◆ **Set problem**: Omit all images, then return the remaining material exactly as it stands.

◆ **Supplied records**:

++++++++

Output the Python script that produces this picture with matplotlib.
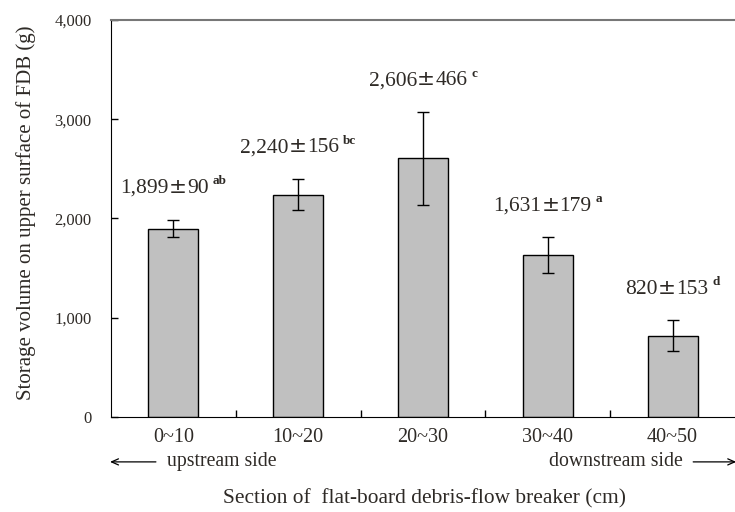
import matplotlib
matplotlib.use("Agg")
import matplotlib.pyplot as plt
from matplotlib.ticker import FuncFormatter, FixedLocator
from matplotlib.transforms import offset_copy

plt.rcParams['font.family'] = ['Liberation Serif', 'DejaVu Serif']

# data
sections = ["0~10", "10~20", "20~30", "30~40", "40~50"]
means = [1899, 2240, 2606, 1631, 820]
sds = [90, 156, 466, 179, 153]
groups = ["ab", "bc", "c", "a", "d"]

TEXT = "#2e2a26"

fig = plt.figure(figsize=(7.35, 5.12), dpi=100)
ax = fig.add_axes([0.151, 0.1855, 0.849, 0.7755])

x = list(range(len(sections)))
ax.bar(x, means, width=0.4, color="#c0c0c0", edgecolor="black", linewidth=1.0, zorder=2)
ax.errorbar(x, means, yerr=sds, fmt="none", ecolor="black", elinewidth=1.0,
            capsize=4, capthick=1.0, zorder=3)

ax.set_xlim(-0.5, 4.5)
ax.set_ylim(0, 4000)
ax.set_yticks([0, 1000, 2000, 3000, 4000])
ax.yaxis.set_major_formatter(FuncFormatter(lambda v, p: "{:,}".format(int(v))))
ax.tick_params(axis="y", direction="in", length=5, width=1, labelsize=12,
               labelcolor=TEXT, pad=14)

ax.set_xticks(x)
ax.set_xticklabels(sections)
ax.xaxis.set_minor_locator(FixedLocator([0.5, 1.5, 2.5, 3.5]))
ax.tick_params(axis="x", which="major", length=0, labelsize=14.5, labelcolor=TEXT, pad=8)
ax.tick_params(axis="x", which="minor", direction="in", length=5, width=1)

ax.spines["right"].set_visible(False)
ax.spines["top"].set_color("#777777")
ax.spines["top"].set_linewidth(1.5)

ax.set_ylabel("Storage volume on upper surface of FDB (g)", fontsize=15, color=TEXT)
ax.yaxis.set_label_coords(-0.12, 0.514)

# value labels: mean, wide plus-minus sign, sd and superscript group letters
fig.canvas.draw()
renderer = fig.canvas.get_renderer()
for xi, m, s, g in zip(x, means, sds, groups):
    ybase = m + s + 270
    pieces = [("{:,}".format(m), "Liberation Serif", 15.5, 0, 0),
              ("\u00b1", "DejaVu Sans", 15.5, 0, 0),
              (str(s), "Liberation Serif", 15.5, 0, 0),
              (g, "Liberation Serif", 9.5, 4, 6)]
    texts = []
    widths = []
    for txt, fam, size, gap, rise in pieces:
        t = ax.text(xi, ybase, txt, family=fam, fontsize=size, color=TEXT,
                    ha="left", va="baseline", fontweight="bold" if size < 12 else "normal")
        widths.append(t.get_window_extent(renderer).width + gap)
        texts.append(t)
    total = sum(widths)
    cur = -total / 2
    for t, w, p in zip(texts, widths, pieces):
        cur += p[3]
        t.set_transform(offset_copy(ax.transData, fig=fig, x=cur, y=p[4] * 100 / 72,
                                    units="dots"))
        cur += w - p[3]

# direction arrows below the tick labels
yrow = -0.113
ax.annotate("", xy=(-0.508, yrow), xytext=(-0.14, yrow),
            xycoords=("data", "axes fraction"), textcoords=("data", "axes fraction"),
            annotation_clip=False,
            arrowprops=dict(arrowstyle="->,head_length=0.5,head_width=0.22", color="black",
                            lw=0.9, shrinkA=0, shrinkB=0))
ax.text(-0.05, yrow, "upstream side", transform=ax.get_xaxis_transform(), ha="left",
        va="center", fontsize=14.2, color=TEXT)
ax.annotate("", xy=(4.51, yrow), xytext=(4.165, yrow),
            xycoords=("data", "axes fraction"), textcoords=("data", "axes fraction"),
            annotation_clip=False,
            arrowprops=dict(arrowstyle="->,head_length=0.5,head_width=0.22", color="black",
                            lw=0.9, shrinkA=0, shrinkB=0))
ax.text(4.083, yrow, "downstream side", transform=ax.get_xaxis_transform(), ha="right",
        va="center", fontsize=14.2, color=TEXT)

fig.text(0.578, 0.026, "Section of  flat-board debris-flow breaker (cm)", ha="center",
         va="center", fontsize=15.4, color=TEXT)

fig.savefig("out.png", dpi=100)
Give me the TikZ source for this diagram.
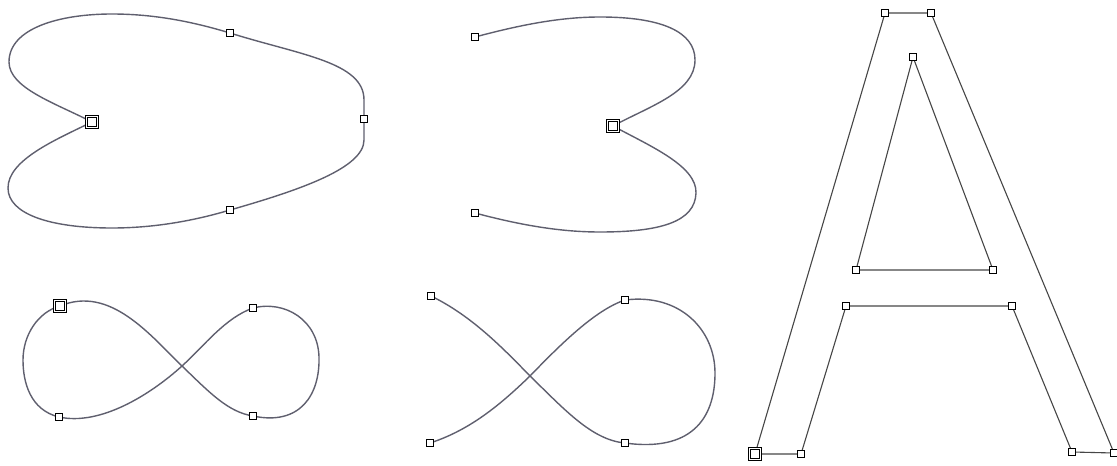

++++++++

◆ **Written reply**:
Output the Python script that produces this picture with matplotlib.
import matplotlib
matplotlib.use("Agg")
import matplotlib.pyplot as plt
from matplotlib.ticker import FuncFormatter, FixedLocator
from matplotlib.transforms import offset_copy

plt.rcParams['font.family'] = ['Liberation Serif', 'DejaVu Serif']

# data
sections = ["0~10", "10~20", "20~30", "30~40", "40~50"]
means = [1899, 2240, 2606, 1631, 820]
sds = [90, 156, 466, 179, 153]
groups = ["ab", "bc", "c", "a", "d"]

TEXT = "#2e2a26"

fig = plt.figure(figsize=(7.35, 5.12), dpi=100)
ax = fig.add_axes([0.151, 0.1855, 0.849, 0.7755])

x = list(range(len(sections)))
ax.bar(x, means, width=0.4, color="#c0c0c0", edgecolor="black", linewidth=1.0, zorder=2)
ax.errorbar(x, means, yerr=sds, fmt="none", ecolor="black", elinewidth=1.0,
            capsize=4, capthick=1.0, zorder=3)

ax.set_xlim(-0.5, 4.5)
ax.set_ylim(0, 4000)
ax.set_yticks([0, 1000, 2000, 3000, 4000])
ax.yaxis.set_major_formatter(FuncFormatter(lambda v, p: "{:,}".format(int(v))))
ax.tick_params(axis="y", direction="in", length=5, width=1, labelsize=12,
               labelcolor=TEXT, pad=14)

ax.set_xticks(x)
ax.set_xticklabels(sections)
ax.xaxis.set_minor_locator(FixedLocator([0.5, 1.5, 2.5, 3.5]))
ax.tick_params(axis="x", which="major", length=0, labelsize=14.5, labelcolor=TEXT, pad=8)
ax.tick_params(axis="x", which="minor", direction="in", length=5, width=1)

ax.spines["right"].set_visible(False)
ax.spines["top"].set_color("#777777")
ax.spines["top"].set_linewidth(1.5)

ax.set_ylabel("Storage volume on upper surface of FDB (g)", fontsize=15, color=TEXT)
ax.yaxis.set_label_coords(-0.12, 0.514)

# value labels: mean, wide plus-minus sign, sd and superscript group letters
fig.canvas.draw()
renderer = fig.canvas.get_renderer()
for xi, m, s, g in zip(x, means, sds, groups):
    ybase = m + s + 270
    pieces = [("{:,}".format(m), "Liberation Serif", 15.5, 0, 0),
              ("\u00b1", "DejaVu Sans", 15.5, 0, 0),
              (str(s), "Liberation Serif", 15.5, 0, 0),
              (g, "Liberation Serif", 9.5, 4, 6)]
    texts = []
    widths = []
    for txt, fam, size, gap, rise in pieces:
        t = ax.text(xi, ybase, txt, family=fam, fontsize=size, color=TEXT,
                    ha="left", va="baseline", fontweight="bold" if size < 12 else "normal")
        widths.append(t.get_window_extent(renderer).width + gap)
        texts.append(t)
    total = sum(widths)
    cur = -total / 2
    for t, w, p in zip(texts, widths, pieces):
        cur += p[3]
        t.set_transform(offset_copy(ax.transData, fig=fig, x=cur, y=p[4] * 100 / 72,
                                    units="dots"))
        cur += w - p[3]

# direction arrows below the tick labels
yrow = -0.113
ax.annotate("", xy=(-0.508, yrow), xytext=(-0.14, yrow),
            xycoords=("data", "axes fraction"), textcoords=("data", "axes fraction"),
            annotation_clip=False,
            arrowprops=dict(arrowstyle="->,head_length=0.5,head_width=0.22", color="black",
                            lw=0.9, shrinkA=0, shrinkB=0))
ax.text(-0.05, yrow, "upstream side", transform=ax.get_xaxis_transform(), ha="left",
        va="center", fontsize=14.2, color=TEXT)
ax.annotate("", xy=(4.51, yrow), xytext=(4.165, yrow),
            xycoords=("data", "axes fraction"), textcoords=("data", "axes fraction"),
            annotation_clip=False,
            arrowprops=dict(arrowstyle="->,head_length=0.5,head_width=0.22", color="black",
                            lw=0.9, shrinkA=0, shrinkB=0))
ax.text(4.083, yrow, "downstream side", transform=ax.get_xaxis_transform(), ha="right",
        va="center", fontsize=14.2, color=TEXT)

fig.text(0.578, 0.026, "Section of  flat-board debris-flow breaker (cm)", ha="center",
         va="center", fontsize=15.4, color=TEXT)

fig.savefig("out.png", dpi=100)
Give me the TikZ source for this diagram.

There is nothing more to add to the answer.